Eqs. [1-3] can be used to solve for the bSSFP signals and the results are presented as follows:

\begin{eqnarray}M_x &=& M_0 (1-E_1)\frac{-E_2\sin\theta\sin\beta}{d} \hspace{40mm}&[4]&\\M_y &=& M_0 (1-E_1)\frac{\sin\theta(1+E_2\cos\beta)}{d} &[5]&\\M_z &=& M_0 (1-E_1)\frac{[E_2(E_2+\cos\beta)+(1+E_2\cos\beta)\cos\theta]}{d}&[6]&\end{eqnarray}

where

$$d = (1-E_1\cos\theta)(1+E_2\cos\beta)-E_2(E_1-\cos\theta)(E_2+\cos\beta)\hspace{10mm}[7]$$

The above solutions are identical to those given in Ref. [3], except for a change from β to β + π. The difference can be attributed to the fact that we assumed that RF pulses in alternating phases, whereas Ref. [3] assumed non-alternating RF pulses.

The solutions given in Eqs. [4-7] are helpful in understanding different aspects of the bSSFP signals.

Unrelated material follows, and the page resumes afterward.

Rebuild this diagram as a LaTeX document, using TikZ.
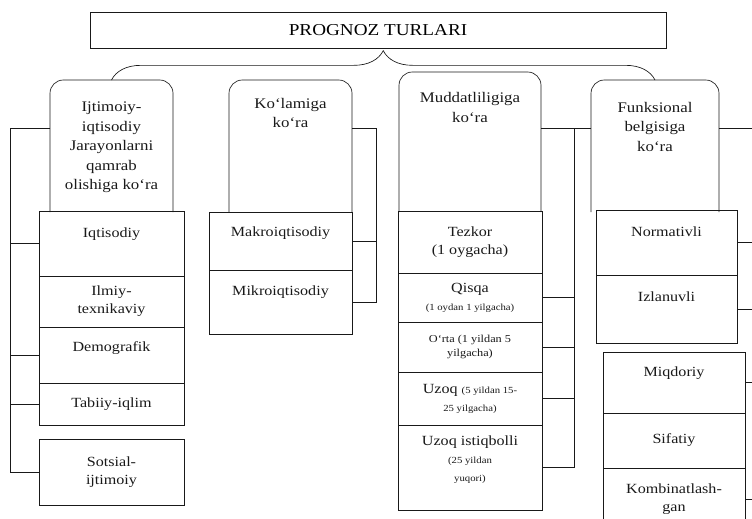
\documentclass[tikz,border=0pt]{standalone}
\usepackage{fontspec}
\setmainfont{Liberation Serif}[FakeStretch=1.15]
\usepackage{tikz}
\usetikzlibrary{positioning,decorations.pathreplacing}
\definecolor{ink}{RGB}{25,25,25}
\newcommand{\smalltxt}{\fontsize{7}{8.5}\selectfont}
\tikzset{
  head/.style={draw=ink,minimum width=432pt,minimum height=27pt,
    font=\fontsize{12.5}{14}\selectfont},
  catframe/.style={minimum height=99pt,inner sep=0pt,outer sep=0pt},
  cattext/.style={align=center,anchor=north,text=ink,
    font=\fontsize{11}{14.6}\selectfont},
  cell/.style={draw=ink,outer sep=0pt,inner sep=2pt,align=center,text=ink,
    font=\fontsize{10.5}{13.5}\selectfont},
  wire/.style={draw=ink,line width=0.5pt},
  arch/.style={wire,rounded corners=10pt},
}
\begin{document}
\begin{tikzpicture}[x=0.75pt,y=-0.75pt]
  \useasboundingbox (0,0) rectangle (752,518);
  \node[head] (title) at (378,30) {PROGNOZ TURLARI};

  % category frames
  \node[catframe,minimum width=92.25pt] (c1) at (111.5,146) {};
  \node[catframe,minimum width=92.25pt] (c2) at (290.5,146) {};
  \node[catframe,minimum width=106.5pt,minimum height=105pt] (c3) at (470,142) {};
  \node[catframe,minimum width=96pt] (c4) at (655,146) {};
  \foreach \c in {c1,c2,c3,c4}
    \draw[arch] (\c.south west) |- (\c.north) -| (\c.south east);
  \node[cattext] (t1) at ([yshift=-13pt]c1.north)
    {Ijtimoiy-\\iqtisodiy\\Jarayonlarni\\qamrab\\olishiga ko‘ra};
  \node[cattext] (t2) at ([yshift=-10pt]c2.north) {Ko‘lamiga\\ko‘ra};
  \node[cattext] (t3) at ([yshift=-12pt]c3.north) {Muddatliligiga\\ko‘ra};
  \node[cattext] (t4) at ([yshift=-13pt]c4.north) {Funksional\\belgisiga\\ko‘ra};
  \draw[wire,decorate,decoration={brace,amplitude=22pt}] (c1.north) -- (c4.north);

  % column 1
  \node[cell,minimum width=108.75pt,minimum height=48.75pt,text depth=17pt,anchor=north]
    (s11) at (111.5,211) {Iqtisodiy};
  \node[cell,minimum width=108.75pt,minimum height=38.25pt,below=0pt of s11]
    (s12) {Ilmiy-\\texnikaviy};
  \node[cell,minimum width=108.75pt,minimum height=42pt,text depth=12.5pt,below=0pt of s12]
    (s13) {Demografik};
  \node[cell,minimum width=108.75pt,minimum height=31.5pt,below=0pt of s13]
    (s14) {Tabiiy-iqlim};
  \node[cell,minimum width=108.75pt,minimum height=49.5pt,below=10.5pt of s14]
    (s15) {Sotsial-\\ijtimoiy};

  % column 2
  \node[cell,minimum width=107.25pt,minimum height=43.5pt,text depth=14.5pt,anchor=north]
    (s21) at (280.5,212) {Makroiqtisodiy};
  \node[cell,minimum width=107.25pt,minimum height=48pt,text depth=17pt,below=0pt of s21]
    (s22) {Mikroiqtisodiy};

  % column 3
  \node[cell,minimum width=108pt,minimum height=46.5pt,anchor=north]
    (s31) at (470,211) {Tezkor\\(1 oygacha)};
  \node[cell,minimum width=108pt,minimum height=36.75pt,below=0pt of s31]
    (s32) {Qisqa\\{\smalltxt (1 oydan 1 yilgacha)}};
  \node[cell,minimum width=108pt,minimum height=37.5pt,below=0pt of s32,
    font=\fontsize{8}{11}\selectfont]
    (s33) {O‘rta (1 yildan 5\\yilgacha)};
  \node[cell,minimum width=108pt,minimum height=39.75pt,below=0pt of s33]
    (s34) {Uzoq {\smalltxt (5 yildan 15-}\\{\smalltxt 25 yilgacha)}};
  \node[cell,minimum width=108pt,minimum height=63.75pt,text depth=14pt,below=0pt of s34]
    (s35) {Uzoq istiqbolli\\{\smalltxt (25 yildan}\\{\smalltxt yuqori)}};

  % column 4
  \node[cell,minimum width=105.75pt,minimum height=48.75pt,text depth=17pt,anchor=north]
    (s41) at (666.5,210) {Normativli};
  \node[cell,minimum width=105.75pt,minimum height=51pt,text depth=19pt,below=0pt of s41]
    (s42) {Izlanuvli};
  \node[cell,minimum width=106.5pt,minimum height=45.75pt,text depth=16pt,anchor=north]
    (s43) at (674,352) {Miqdoriy};
  \node[cell,minimum width=106.5pt,minimum height=41.25pt,below=0pt of s43]
    (s44) {Sifatiy};
  \node[cell,minimum width=106.5pt,minimum height=46.5pt,below=0pt of s44]
    (s45) {Kombinatlash-\\gan};

  % connectors
  \coordinate (k1) at (10,128);
  \coordinate (k2) at (376,128);
  \coordinate (k3) at (574,128);
  \coordinate (k4) at (752,128);
  \draw[wire] (c1.west |- k1) -- (k1) -- (k1 |- s15.west) -- (s15.west);
  \foreach \s in {s11,s13,s14}
    \draw[wire] (k1 |- \s.west) -- (\s.west);
  \draw[wire] (c2.east |- k2) -- (k2) -- (k2 |- s22.east) -- (s22.east);
  \draw[wire] (s21.east) -- (s21.east -| k2);
  \draw[wire] (c3.east |- k3) -- (c4.west |- k3);
  \draw[wire] (k3) -- (k3 |- s35.east) -- (s35.east);
  \foreach \s in {s32,s33,s34}
    \draw[wire] (\s.east) -- (\s.east -| k3);
  \draw[wire] (c4.east |- k4) -- (k4);
  \foreach \s in {s41,s42,s43,s45}
    \draw[wire] (\s.east) -- (\s.east -| k4);
\end{tikzpicture}
\end{document}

It is well-known that the bSSFP signals display the spin-echo behavior at TE=TR/2 over a wide range of the precession angles⁴. Using the solutions above and Fig. 1, such behavior can be quantified using the difference between: a) the actual echo time relative to TR, as defined by β₁/β, and b) 0.5, which is the echo time at half TR. The complete result is presented in Fig. 2 as a function of E₂ and precession angles, where the negative contours indicate that the actual echo occurs before TR/2, and the positive contours indicate that the actual echo occurs after TR/2. Clearly, spins are always perfectly refocused at TR/2, if E₂ is 1 and regardless of β. However, as E₂ becomes less than one due to T₂-relaxation, spins will refocus either earlier or later than the TR/2 time point. The deviation is more pronounced for spins with a precession angle of approximately ±π, as compared to 0 or 2π.

The exact bSSFP solution including the T₁ and T₂ relaxation effects is derived based on the geometry of the magnetizations. The results are consistent with those based on matrix calculations. The geometric solutions are helpful in understanding different aspects of the bSSFP signal behavior.